--- Exercise instructions ---
Pictures stay out of the copy. Please reproduce only the lines between the one holding "Write the matplotlib code for this chart." and the one holding "energies = [32, 39, 45, 50]", inclusive.

--- Records for the task ---
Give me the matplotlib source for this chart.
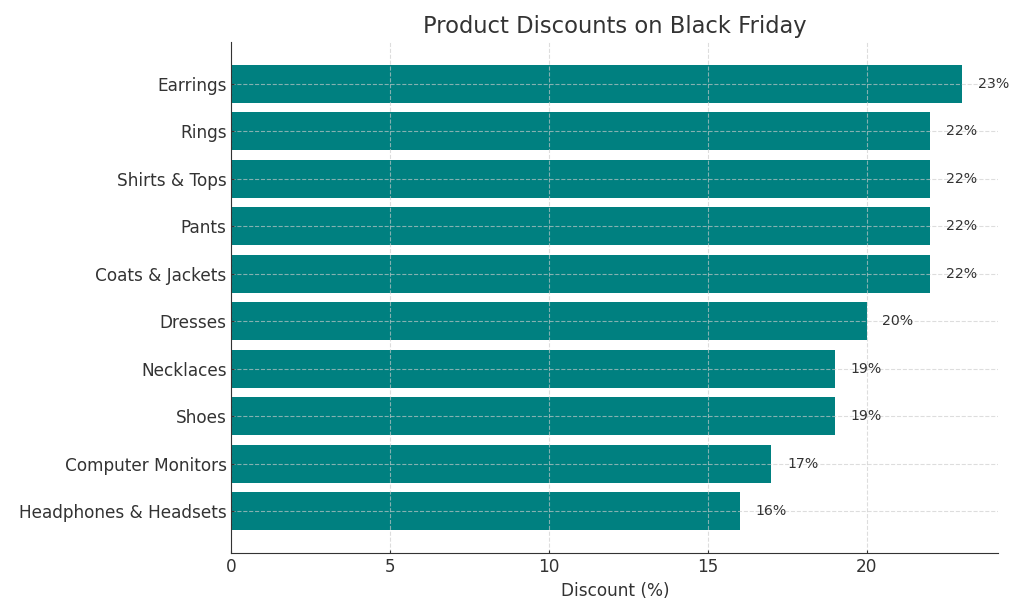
import matplotlib
matplotlib.use("Agg")
import matplotlib.pyplot as plt

categories = ["Headphones & Headsets", "Computer Monitors", "Shoes", "Necklaces",
              "Dresses", "Coats & Jackets", "Pants", "Shirts & Tops", "Rings", "Earrings"]
discounts = [16, 17, 19, 19, 20, 22, 22, 22, 22, 23]
value_labels = [f"{v}%" for v in discounts]

text_color = "#333333"
fig, ax = plt.subplots(figsize=(10.24, 6.14), dpi=100)
fig.subplots_adjust(left=0.226, right=0.975, top=0.932, bottom=0.099)

ax.barh(categories, discounts, color="#008080", height=0.8)
for i, (v, lab) in enumerate(zip(discounts, value_labels)):
    ax.text(v + 0.5, i, lab, va="center", ha="left", fontsize=10.2, color=text_color)

ax.set_title("Product Discounts on Black Friday", fontsize=16.3, color=text_color)
ax.set_xlabel("Discount (%)", fontsize=12.2, color=text_color)
ax.tick_params(axis="both", labelsize=12.2, colors=text_color, direction="in", length=2)
ax.grid(True, linestyle="--", color="#cccccc", linewidth=0.8, alpha=0.65)
ax.set_axisbelow(False)
for s in ["top", "right"]:
    ax.spines[s].set_visible(False)
for s in ["left", "bottom"]:
    ax.spines[s].set_color(text_color)
    ax.spines[s].set_zorder(5)

fig.savefig("out.png", dpi=100)
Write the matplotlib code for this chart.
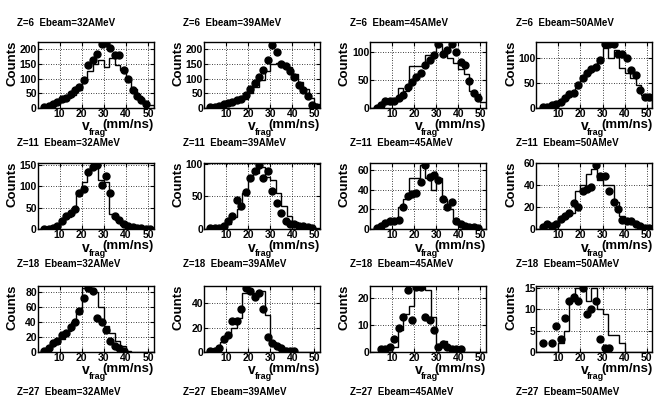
import numpy as np
import matplotlib
matplotlib.use("Agg")
import matplotlib.pyplot as plt

plt.rcParams['font.family'] = ['Liberation Sans', 'DejaVu Sans']
plt.rcParams['font.weight'] = 'bold'

charges = [6, 11, 18, 27]
energies = [32, 39, 45, 50]

# histogram bins (mm/ns) shared by all panels
hist_edges = np.arange(0, 55, 2.5)
# dot positions (mm/ns)
dot_x = np.arange(3, 53, 2)

# ---- Z=6 ----
z6_32_dots = [2, 6, 14, 22, 29, 35, 48, 63, 70, 95, 145, 165, 185, 217, 220, 205, 182, 180, 130, 100, 62, 42, 27, 12, np.nan]
z6_32_hist = [0, 2, 8, 15, 25, 33, 45, 60, 95, 125, 150, 165, 140, 170, 145, 130, 95, 65, 40, 22, 10]
z6_39_dots = [2, 4, 8, 12, 17, 22, 27, 32, 45, 65, 85, 105, 130, 165, 215, 190, 150, 143, 126, 105, 80, 60, 40, 11, 5]
z6_39_hist = [0, 2, 5, 10, 15, 20, 25, 32, 50, 70, 95, 125, 150, 155, 145, 140, 115, 90, 65, 35, 12]
z6_45_dots = [0, 5, 12, 12, 13, 18, 24, 38, 47, 55, 62, 76, 86, 94, 115, 97, 103, 115, 100, 82, 76, 48, 27, 18, np.nan]
z6_45_hist = [0, 0, 10, 8, 12, 35, 30, 75, 75, 75, 95, 95, 115, 100, 90, 80, 70, 60, 30, 25, 10]
z6_50_dots = [1, 2, 5, 8, 12, 20, 27, 30, 45, 60, 70, 78, 82, 95, 128, 128, 128, 108, 108, 100, 75, 65, 35, 22, 22]
z6_50_hist = [0, 1, 3, 7, 12, 20, 28, 40, 55, 70, 80, 95, 120, 100, 115, 80, 70, 60, 45, 25, 15]

# ---- Z=11 ----
z11_32_dots = [0, 1, 3, 8, 18, 30, 38, 48, 85, 95, 135, 145, 150, 103, 125, 85, 30, 20, 12, 8, 5, 3, 2, 1, 0]
z11_32_hist = [0, 0, 2, 5, 15, 28, 45, 90, 110, 140, 150, 115, 110, 35, 20, 10, 6, 4, 2, 1, 0]
z11_39_dots = [1, 1, 2, 5, 12, 20, 45, 35, 57, 78, 88, 98, 78, 88, 58, 40, 25, 12, 8, 8, 5, 5, 3, 1, np.nan]
z11_39_hist = [0, 0, 1, 3, 8, 18, 30, 55, 75, 85, 95, 80, 75, 55, 35, 20, 10, 6, 4, 2, 1]
z11_45_dots = [1, 3, 6, 8, 8, 9, 22, 33, 36, 37, 48, 65, 53, 55, 50, 30, 22, 27, 8, 5, 3, 2, 2, 1, np.nan]
z11_45_hist = [0, 1, 3, 5, 8, 22, 30, 52, 52, 65, 52, 40, 52, 30, 20, 10, 5, 3, 2, 1, 0]
z11_50_dots = [2, 5, 3, 5, 9, 12, 15, 24, 20, 35, 36, 38, 58, 48, 48, 35, 25, 18, 8, 7, 7, 5, 3, 1, 1]
z11_50_hist = [0, 2, 3, 5, 8, 12, 15, 35, 40, 50, 55, 45, 40, 40, 25, 12, 8, 6, 4, 2, 1]

# ---- Z=18 ----
z18_32_dots = [1, 5, 12, 15, 23, 25, 33, 40, 55, 72, 85, 82, 45, 40, 30, 15, 8, 5, 2, np.nan, np.nan, np.nan, np.nan, np.nan, np.nan]
z18_32_hist = [0, 2, 8, 12, 18, 28, 40, 55, 85, 85, 80, 60, 35, 25, 15, 8, 2, 0, 0, 0, 0]
z18_39_dots = [1, 1, 3, 11, 14, 25, 25, 35, 52, 50, 45, 48, 35, 12, 7, 5, 3, 1, 0.5, 0.5, np.nan, np.nan, np.nan, np.nan, np.nan]
z18_39_hist = [0, 0, 2, 8, 12, 20, 28, 48, 50, 48, 50, 30, 8, 6, 3, 1, 0, 0, 0, 0, 0]
z18_45_dots = [np.nan, 1, 1, 2, 5, 9, 13, 23, 12, 24, 24, 13, 12, 8, 2, 3, 2, 1, 1, 1, np.nan, np.nan, np.nan, np.nan, np.nan]
z18_45_hist = [0, 0, 0, 0, 2, 8, 14, 17, 24, 24, 23, 13, 2, 4, 2, 1, 0, 0, 0, 0, 0]
z18_50_dots = [2, np.nan, 2, 6, 3, 8, 12, 13, 12, 15, 9, 10, 12, 3, 1, 1, np.nan, np.nan, np.nan, np.nan, np.nan, np.nan, np.nan, np.nan, np.nan]
z18_50_hist = [0, 0, 0, 0, 2, 5, 12, 15, 15, 12, 15, 10, 9, 4, 4, 2, 0, 0, 0, 0, 0]

dots = [[z6_32_dots, z6_39_dots, z6_45_dots, z6_50_dots],
        [z11_32_dots, z11_39_dots, z11_45_dots, z11_50_dots],
        [z18_32_dots, z18_39_dots, z18_45_dots, z18_50_dots]]
hists = [[z6_32_hist, z6_39_hist, z6_45_hist, z6_50_hist],
         [z11_32_hist, z11_39_hist, z11_45_hist, z11_50_hist],
         [z18_32_hist, z18_39_hist, z18_45_hist, z18_50_hist]]
y_max = [[225, 225, 118, 131],
         [155, 101, 67, 60],
         [88, 54, 24.5, 15.5]]
y_ticks = [[[0, 50, 100, 150, 200], [0, 50, 100, 150, 200], [0, 50, 100], [0, 50, 100]],
           [[0, 50, 100, 150], [0, 50, 100], [0, 20, 40, 60], [0, 20, 40, 60]],
           [[0, 20, 40, 60, 80], [0, 20, 40], [0, 10, 20], [0, 5, 10, 15]]]

W, H = 665, 399
fig = plt.figure(figsize=(W / 100, H / 100), dpi=100)

col_w = W / 4
row_tops = [42, 163, 286]
title_y = [23, 143, 264, 392]
ax_w, ax_h = 116, 66


def fx(px):
    return px / W


def fy(py):
    return 1 - py / H


for r in range(3):
    for c in range(4):
        left = c * col_w + 37.5
        top = row_tops[r]
        bottom = top + ax_h
        ax = fig.add_axes([fx(left), fy(bottom), ax_w / W, ax_h / H])
        ax.stairs(hists[r][c], hist_edges, color='black', lw=1.0)
        ax.plot(dot_x, dots[r][c], 'o', color='black', ms=5)
        ax.set_xlim(0, 52.5)
        ax.set_ylim(0, y_max[r][c])
        ax.set_xticks([10, 20, 30, 40, 50])
        ax.set_yticks(y_ticks[r][c])
        ax.grid(True, color='black', linestyle=(0, (1, 2)), lw=0.6)
        ax.tick_params(direction='in', length=3, top=True, right=True,
                       labelsize=7.5, pad=0.5)
        for lab in ax.get_xticklabels() + ax.get_yticklabels():
            lab.set_fontweight('bold')
        for s in ax.spines.values():
            s.set_linewidth(1.0)

        # axis titles
        fig.text(fx(left + ax_w), fy(bottom + 17), '(mm/ns)', ha='right', va='center',
                 fontsize=9.5, fontweight='bold')
        fig.text(fx(left + 48.5), fy(bottom + 18.5), 'v', ha='center', va='center',
                 fontsize=10, fontweight='bold')
        fig.text(fx(left + 51), fy(bottom + 24.5), 'frag', ha='left', va='center',
                 fontsize=6.5, fontweight='bold')
        fig.text(fx(left - 25), fy(top - 1), 'Counts', rotation=90,
                 ha='center', va='top', fontsize=9.5, fontweight='bold')

for r, z in enumerate(charges):
    for c, e in enumerate(energies):
        fig.text(fx(c * col_w + 17), fy(title_y[r]),
                 f'Z={z}  Ebeam={e}AMeV', ha='left', va='center',
                 fontsize=7, fontweight='bold')

fig.savefig('out.png', dpi=100, facecolor='white')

--- Result of the exercise ---
Write the matplotlib code for this chart.
import numpy as np
import matplotlib
matplotlib.use("Agg")
import matplotlib.pyplot as plt

plt.rcParams['font.family'] = ['Liberation Sans', 'DejaVu Sans']
plt.rcParams['font.weight'] = 'bold'

charges = [6, 11, 18, 27]
energies = [32, 39, 45, 50]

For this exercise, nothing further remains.